Hackers allegedly gained access through a credential to a cloud computing environment. A statement on the company’s site reads that the “cloud computing account had not been protected by multifactor authentication.”
It continued: “We have now taken steps that include multifactor authentication to secure our authorization and access controls on all accounts.”
Timehop said it learned of the breach while it was in progress and was able to interrupt it, “but data was taken.”
The lengthy statement reads, in part, “First off, we would like to unequivocally apologize to our users for this incident. We commit to transparency about this incident, and this document is part of our providing all of our users and partners with the information they need to understand what happened, what we did, how we did it, and how we are working to ensure it never happens again.”
In an update to the document posted on July 10, the company provided more “granular information” about the types of Personally Identifiable Information (PII) that was breached.
It said data sets such as names, email addresses, dates of birth, gender of users, country codes and some phone numbers were lifted.
“We had previously reported email addresses, phone numbers and names. This affects 21 million of our users,” the document states. “No private/direct messages, financial data, or social media or photo content, or Timehop data including streaks were affected.”
The company reiterated that the “memories” (social media posts and photos) were not accessed.
In an interview with TechCrunch, the company’s COO, Rick Webb said, “That stuff is what we cared about, that stuff was protected. We have to make a mental note to think about everything else.”
Further, following additional forensic reports, the company announced that each account was not affected equally, and that certain ones had more data compromised than others.
What’s more, the “nostalgia” app said that the keys that allow it to read and show social media posts were also involved in the breach. They were de-authorized by Timehop “in concert with its social media provider partners” on July 8.
It did not report the breach (discovered July 5) until after the keys were de-authorized and the social media provider partners had reported that they did not observe suspicious activity. Timehop said that was to deter attackers from zeroing in on Timehop amid the vulnerability.
The company added that users must now re-authenticate the app.
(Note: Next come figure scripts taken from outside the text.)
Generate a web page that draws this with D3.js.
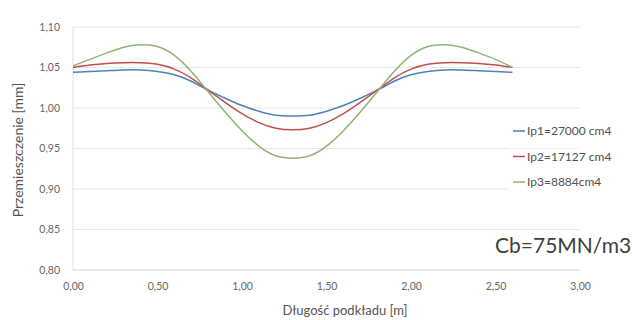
<!DOCTYPE html>
<html>
<head>
<meta charset="utf-8">
<script src="https://cdn.jsdelivr.net/npm/d3@7"></script>
<style>
  body { margin: 0; background: #fff; }
  text { font-family: Lato, "Open Sans", sans-serif; }
</style>
</head>
<body>
<div id="chart"></div>
<script>
// position along the sleeper [m]
const xs = [0, 0.1, 0.2, 0.3, 0.4, 0.5, 0.6, 0.7, 0.8, 0.9, 1.0, 1.1, 1.2, 1.3,
  1.4, 1.5, 1.6, 1.7, 1.8, 1.9, 2.0, 2.1, 2.2, 2.3, 2.4, 2.5, 2.6];

const ip1 = [1.044, 1.045, 1.046, 1.047, 1.047, 1.045, 1.041, 1.033, 1.022, 1.012, 1.003, 0.996, 0.991, 0.990,
  0.991, 0.996, 1.003, 1.012, 1.022, 1.033, 1.041, 1.045, 1.047, 1.047, 1.046, 1.045, 1.044];
const ip2 = [1.050, 1.053, 1.055, 1.056, 1.056, 1.054, 1.048, 1.037, 1.022, 1.007, 0.993, 0.982, 0.975, 0.973,
  0.975, 0.982, 0.993, 1.007, 1.022, 1.037, 1.048, 1.054, 1.056, 1.056, 1.055, 1.053, 1.050];
const ip3 = [1.052, 1.060, 1.068, 1.075, 1.078, 1.076, 1.065, 1.045, 1.020, 0.995, 0.972, 0.953, 0.941, 0.938,
  0.941, 0.953, 0.972, 0.995, 1.020, 1.045, 1.065, 1.076, 1.078, 1.075, 1.068, 1.060, 1.050];

const seriesNames = ['Ip1=27000 cm4', 'Ip2=17127 cm4', 'Ip3=8884cm4'];
const xTicks = [0, 0.5, 1.0, 1.5, 2.0, 2.5, 3.0];
const yTicks = [0.80, 0.85, 0.90, 0.95, 1.00, 1.05, 1.10];

const width = 632, height = 320;
const margin = { top: 27, right: 52, bottom: 50, left: 73 };
const colors = ['#4f81bd', '#c0504d', '#8fb374'];

const svg = d3.select('#chart')
  .append('svg')
  .attr('width', width)
  .attr('height', height);

const x = d3.scaleLinear().domain([0, 3]).range([margin.left, width - margin.right]);
const y = d3.scaleLinear().domain([0.80, 1.10]).range([height - margin.bottom, margin.top]);

const fmt = d => d3.format('.2f')(d).replace('.', ',');

// horizontal grid
svg.append('g')
  .selectAll('line')
  .data(yTicks)
  .join('line')
  .attr('x1', x(0))
  .attr('x2', x(3))
  .attr('y1', d => y(d))
  .attr('y2', d => y(d))
  .attr('stroke', d => d === 0.80 ? '#d0d0d0' : '#e6e6e6')
  .attr('stroke-width', 1);

// left axis line
svg.append('line')
  .attr('x1', x(0)).attr('x2', x(0))
  .attr('y1', y(0.80)).attr('y2', y(1.10))
  .attr('stroke', '#e0e0e0');

// axes (labels only)
const yAxis = svg.append('g')
  .attr('transform', `translate(${x(0) - 10},0)`)
  .call(d3.axisLeft(y).tickValues(yTicks).tickFormat(fmt).tickSize(0));
const xAxis = svg.append('g')
  .attr('transform', `translate(0,${y(0.80) + 10})`)
  .call(d3.axisBottom(x).tickValues(xTicks).tickFormat(fmt).tickSize(0));
[yAxis, xAxis].forEach(a => {
  a.select('.domain').remove();
  a.selectAll('text')
    .attr('fill', '#666')
    .style('font-size', '10.5px')
    .style('font-family', 'Lato, "Open Sans", sans-serif');
});

// curves
const line = d3.line()
  .x((d, i) => x(xs[i]))
  .y(d => y(d))
  .curve(d3.curveNatural);

svg.append('g')
  .selectAll('path')
  .data([ip1, ip2, ip3])
  .join('path')
  .attr('d', line)
  .attr('fill', 'none')
  .attr('stroke', (d, i) => colors[i])
  .attr('stroke-width', 1.5);

// axis titles
svg.append('text')
  .attr('x', 345)
  .attr('y', 315)
  .attr('text-anchor', 'middle')
  .attr('fill', '#555')
  .style('font-size', '13px')
  .text('Długość podkładu [m]');

svg.append('text')
  .attr('transform', 'translate(23,150) rotate(-90)')
  .attr('text-anchor', 'middle')
  .attr('fill', '#555')
  .style('font-size', '14px')
  .text('Przemieszczenie [mm]');

// legend
const legend = svg.append('g').attr('transform', 'translate(513,131)');
const item = legend.selectAll('g')
  .data(seriesNames)
  .join('g')
  .attr('transform', (d, i) => `translate(0,${i * 25.5})`);
item.append('rect')
  .attr('x', -4).attr('y', -8).attr('width', 110).attr('height', 16)
  .attr('fill', '#fff');
item.append('line')
  .attr('x1', 0).attr('x2', 12)
  .attr('stroke', (d, i) => colors[i])
  .attr('stroke-width', 1.5);
item.append('text')
  .attr('x', 14)
  .attr('dy', '0.35em')
  .attr('fill', '#505050')
  .style('font-size', '12px')
  .text(d => d);

// annotation
svg.append('text')
  .attr('x', 495)
  .attr('y', 253)
  .attr('fill', '#404040')
  .style('font-size', '21px')
  .text('Cb=75MN/m3');
</script>
</body>
</html>
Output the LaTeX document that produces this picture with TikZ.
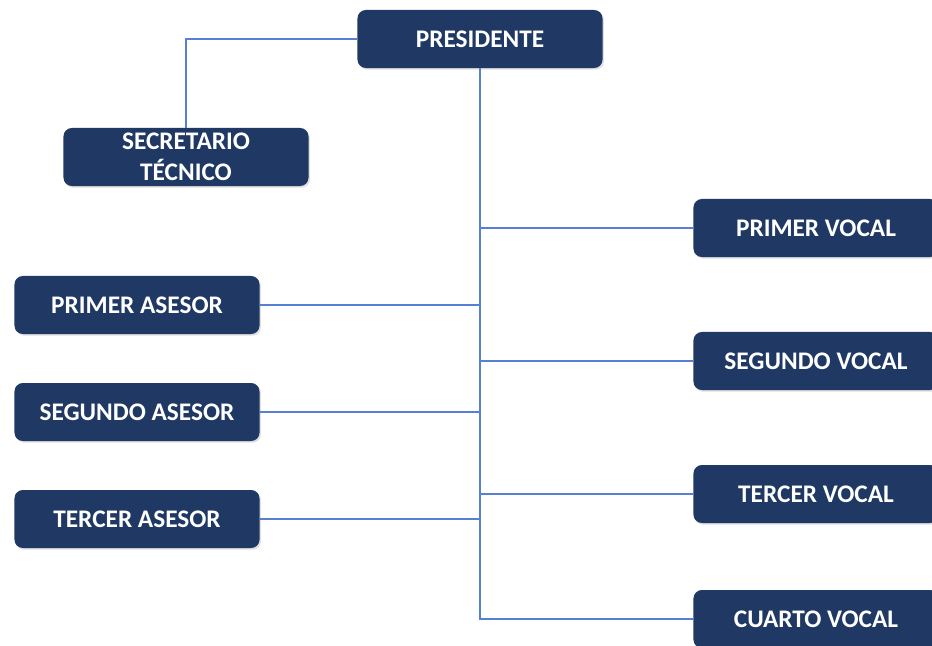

It continued: “In addition to our communications with local and federal law enforcement, we are also in contact with all our social media providers, and will update users as needed, but again: there are no credible reports, and there has been no evidence of, any unauthorized use of…access tokens (provided by social media providers).”
In a bulleted list, Timehop noted that it has conducted an initial audit, engaged a cyber security incident response firm, its cloud computing provider, a cyber threat intelligence and dark web research firm and it’s been in communication with local and federal law enforcement officials.